Print all of the lines exactly. Any picture among them stays out.

**Dataset content:**
::::::

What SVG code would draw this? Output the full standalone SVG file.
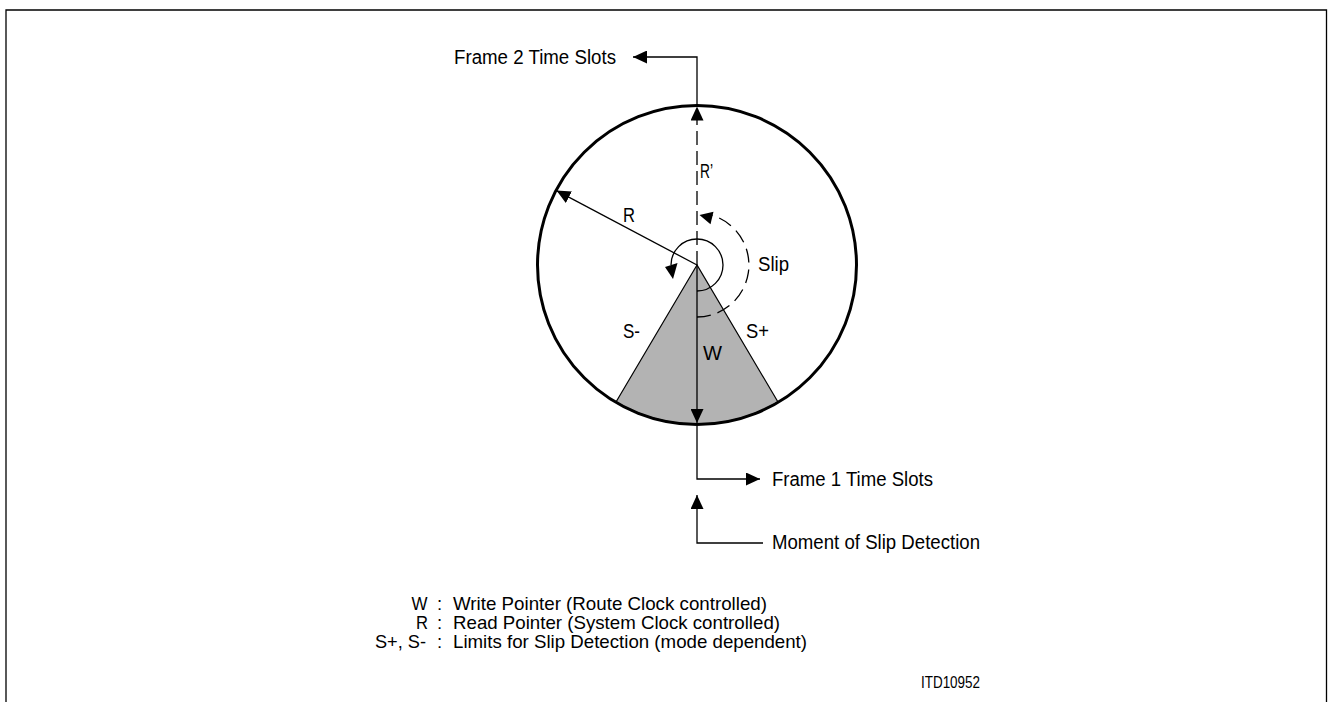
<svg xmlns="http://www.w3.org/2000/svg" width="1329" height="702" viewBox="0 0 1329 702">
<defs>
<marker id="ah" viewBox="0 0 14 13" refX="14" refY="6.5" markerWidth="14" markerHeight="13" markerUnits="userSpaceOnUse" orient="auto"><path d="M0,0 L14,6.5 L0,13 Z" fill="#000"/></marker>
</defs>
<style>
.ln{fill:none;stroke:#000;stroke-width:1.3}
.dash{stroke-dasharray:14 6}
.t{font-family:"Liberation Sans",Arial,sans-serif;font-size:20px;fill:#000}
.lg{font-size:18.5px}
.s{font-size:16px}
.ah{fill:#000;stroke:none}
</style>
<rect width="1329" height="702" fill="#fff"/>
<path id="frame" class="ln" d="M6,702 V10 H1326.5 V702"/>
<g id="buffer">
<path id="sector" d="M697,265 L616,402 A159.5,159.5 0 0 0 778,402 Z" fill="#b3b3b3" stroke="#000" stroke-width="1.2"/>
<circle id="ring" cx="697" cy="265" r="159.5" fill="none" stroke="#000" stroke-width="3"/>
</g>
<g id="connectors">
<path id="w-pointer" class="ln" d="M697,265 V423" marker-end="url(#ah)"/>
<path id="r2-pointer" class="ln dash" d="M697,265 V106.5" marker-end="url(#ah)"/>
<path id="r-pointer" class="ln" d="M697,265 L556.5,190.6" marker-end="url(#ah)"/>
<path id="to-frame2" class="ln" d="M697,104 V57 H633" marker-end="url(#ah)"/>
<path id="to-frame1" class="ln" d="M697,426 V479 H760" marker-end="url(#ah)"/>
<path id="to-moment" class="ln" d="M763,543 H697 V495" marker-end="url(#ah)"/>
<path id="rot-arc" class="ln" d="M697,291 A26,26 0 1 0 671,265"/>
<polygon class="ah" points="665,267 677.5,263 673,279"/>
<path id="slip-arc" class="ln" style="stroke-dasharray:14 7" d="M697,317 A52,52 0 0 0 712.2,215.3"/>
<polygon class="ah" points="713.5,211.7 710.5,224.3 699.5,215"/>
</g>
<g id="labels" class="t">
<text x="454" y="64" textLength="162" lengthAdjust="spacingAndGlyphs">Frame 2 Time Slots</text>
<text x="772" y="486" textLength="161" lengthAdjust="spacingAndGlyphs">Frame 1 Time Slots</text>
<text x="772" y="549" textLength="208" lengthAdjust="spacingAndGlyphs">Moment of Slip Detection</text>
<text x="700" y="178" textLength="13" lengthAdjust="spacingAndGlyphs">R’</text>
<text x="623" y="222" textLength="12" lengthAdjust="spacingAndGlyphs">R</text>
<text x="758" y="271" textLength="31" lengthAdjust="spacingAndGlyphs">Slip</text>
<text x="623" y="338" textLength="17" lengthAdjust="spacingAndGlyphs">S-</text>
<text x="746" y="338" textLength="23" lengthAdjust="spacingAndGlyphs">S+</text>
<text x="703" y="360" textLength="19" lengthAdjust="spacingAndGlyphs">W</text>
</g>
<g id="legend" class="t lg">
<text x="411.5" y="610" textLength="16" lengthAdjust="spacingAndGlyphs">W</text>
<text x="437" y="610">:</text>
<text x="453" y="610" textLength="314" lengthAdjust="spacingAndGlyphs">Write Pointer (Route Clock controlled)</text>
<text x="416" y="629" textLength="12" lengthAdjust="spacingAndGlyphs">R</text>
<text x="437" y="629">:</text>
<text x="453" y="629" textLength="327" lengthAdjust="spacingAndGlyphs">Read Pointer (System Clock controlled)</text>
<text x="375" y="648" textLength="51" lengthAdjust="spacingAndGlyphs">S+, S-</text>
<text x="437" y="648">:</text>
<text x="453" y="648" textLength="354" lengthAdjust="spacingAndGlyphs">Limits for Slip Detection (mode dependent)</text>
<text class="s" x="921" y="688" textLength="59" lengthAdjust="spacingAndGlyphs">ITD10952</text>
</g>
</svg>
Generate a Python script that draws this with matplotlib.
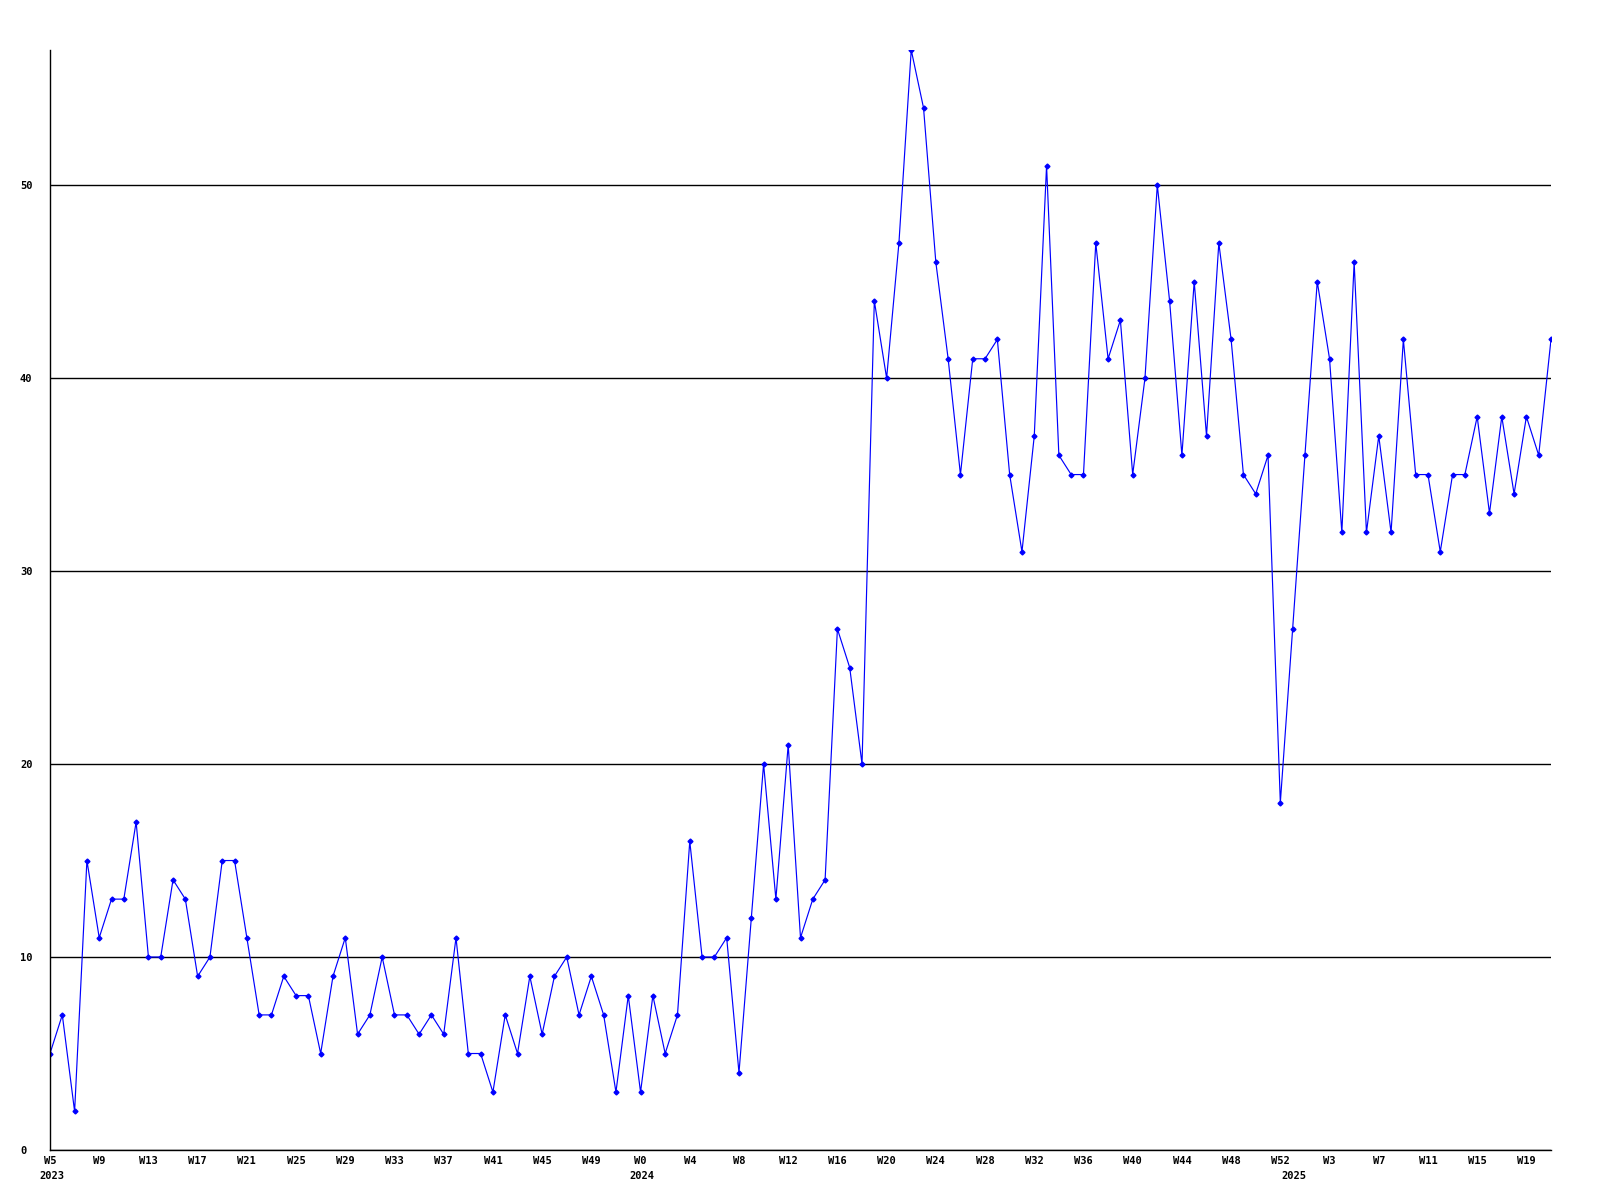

::::::

**Exercise response:**
What SVG code would draw this? Output the full standalone SVG file.
<svg xmlns="http://www.w3.org/2000/svg" width="1329" height="702" viewBox="0 0 1329 702">
<defs>
<marker id="ah" viewBox="0 0 14 13" refX="14" refY="6.5" markerWidth="14" markerHeight="13" markerUnits="userSpaceOnUse" orient="auto"><path d="M0,0 L14,6.5 L0,13 Z" fill="#000"/></marker>
</defs>
<style>
.ln{fill:none;stroke:#000;stroke-width:1.3}
.dash{stroke-dasharray:14 6}
.t{font-family:"Liberation Sans",Arial,sans-serif;font-size:20px;fill:#000}
.lg{font-size:18.5px}
.s{font-size:16px}
.ah{fill:#000;stroke:none}
</style>
<rect width="1329" height="702" fill="#fff"/>
<path id="frame" class="ln" d="M6,702 V10 H1326.5 V702"/>
<g id="buffer">
<path id="sector" d="M697,265 L616,402 A159.5,159.5 0 0 0 778,402 Z" fill="#b3b3b3" stroke="#000" stroke-width="1.2"/>
<circle id="ring" cx="697" cy="265" r="159.5" fill="none" stroke="#000" stroke-width="3"/>
</g>
<g id="connectors">
<path id="w-pointer" class="ln" d="M697,265 V423" marker-end="url(#ah)"/>
<path id="r2-pointer" class="ln dash" d="M697,265 V106.5" marker-end="url(#ah)"/>
<path id="r-pointer" class="ln" d="M697,265 L556.5,190.6" marker-end="url(#ah)"/>
<path id="to-frame2" class="ln" d="M697,104 V57 H633" marker-end="url(#ah)"/>
<path id="to-frame1" class="ln" d="M697,426 V479 H760" marker-end="url(#ah)"/>
<path id="to-moment" class="ln" d="M763,543 H697 V495" marker-end="url(#ah)"/>
<path id="rot-arc" class="ln" d="M697,291 A26,26 0 1 0 671,265"/>
<polygon class="ah" points="665,267 677.5,263 673,279"/>
<path id="slip-arc" class="ln" style="stroke-dasharray:14 7" d="M697,317 A52,52 0 0 0 712.2,215.3"/>
<polygon class="ah" points="713.5,211.7 710.5,224.3 699.5,215"/>
</g>
<g id="labels" class="t">
<text x="454" y="64" textLength="162" lengthAdjust="spacingAndGlyphs">Frame 2 Time Slots</text>
<text x="772" y="486" textLength="161" lengthAdjust="spacingAndGlyphs">Frame 1 Time Slots</text>
<text x="772" y="549" textLength="208" lengthAdjust="spacingAndGlyphs">Moment of Slip Detection</text>
<text x="700" y="178" textLength="13" lengthAdjust="spacingAndGlyphs">R’</text>
<text x="623" y="222" textLength="12" lengthAdjust="spacingAndGlyphs">R</text>
<text x="758" y="271" textLength="31" lengthAdjust="spacingAndGlyphs">Slip</text>
<text x="623" y="338" textLength="17" lengthAdjust="spacingAndGlyphs">S-</text>
<text x="746" y="338" textLength="23" lengthAdjust="spacingAndGlyphs">S+</text>
<text x="703" y="360" textLength="19" lengthAdjust="spacingAndGlyphs">W</text>
</g>
<g id="legend" class="t lg">
<text x="411.5" y="610" textLength="16" lengthAdjust="spacingAndGlyphs">W</text>
<text x="437" y="610">:</text>
<text x="453" y="610" textLength="314" lengthAdjust="spacingAndGlyphs">Write Pointer (Route Clock controlled)</text>
<text x="416" y="629" textLength="12" lengthAdjust="spacingAndGlyphs">R</text>
<text x="437" y="629">:</text>
<text x="453" y="629" textLength="327" lengthAdjust="spacingAndGlyphs">Read Pointer (System Clock controlled)</text>
<text x="375" y="648" textLength="51" lengthAdjust="spacingAndGlyphs">S+, S-</text>
<text x="437" y="648">:</text>
<text x="453" y="648" textLength="354" lengthAdjust="spacingAndGlyphs">Limits for Slip Detection (mode dependent)</text>
<text class="s" x="921" y="688" textLength="59" lengthAdjust="spacingAndGlyphs">ITD10952</text>
</g>
</svg>
Generate a Python script that draws this with matplotlib.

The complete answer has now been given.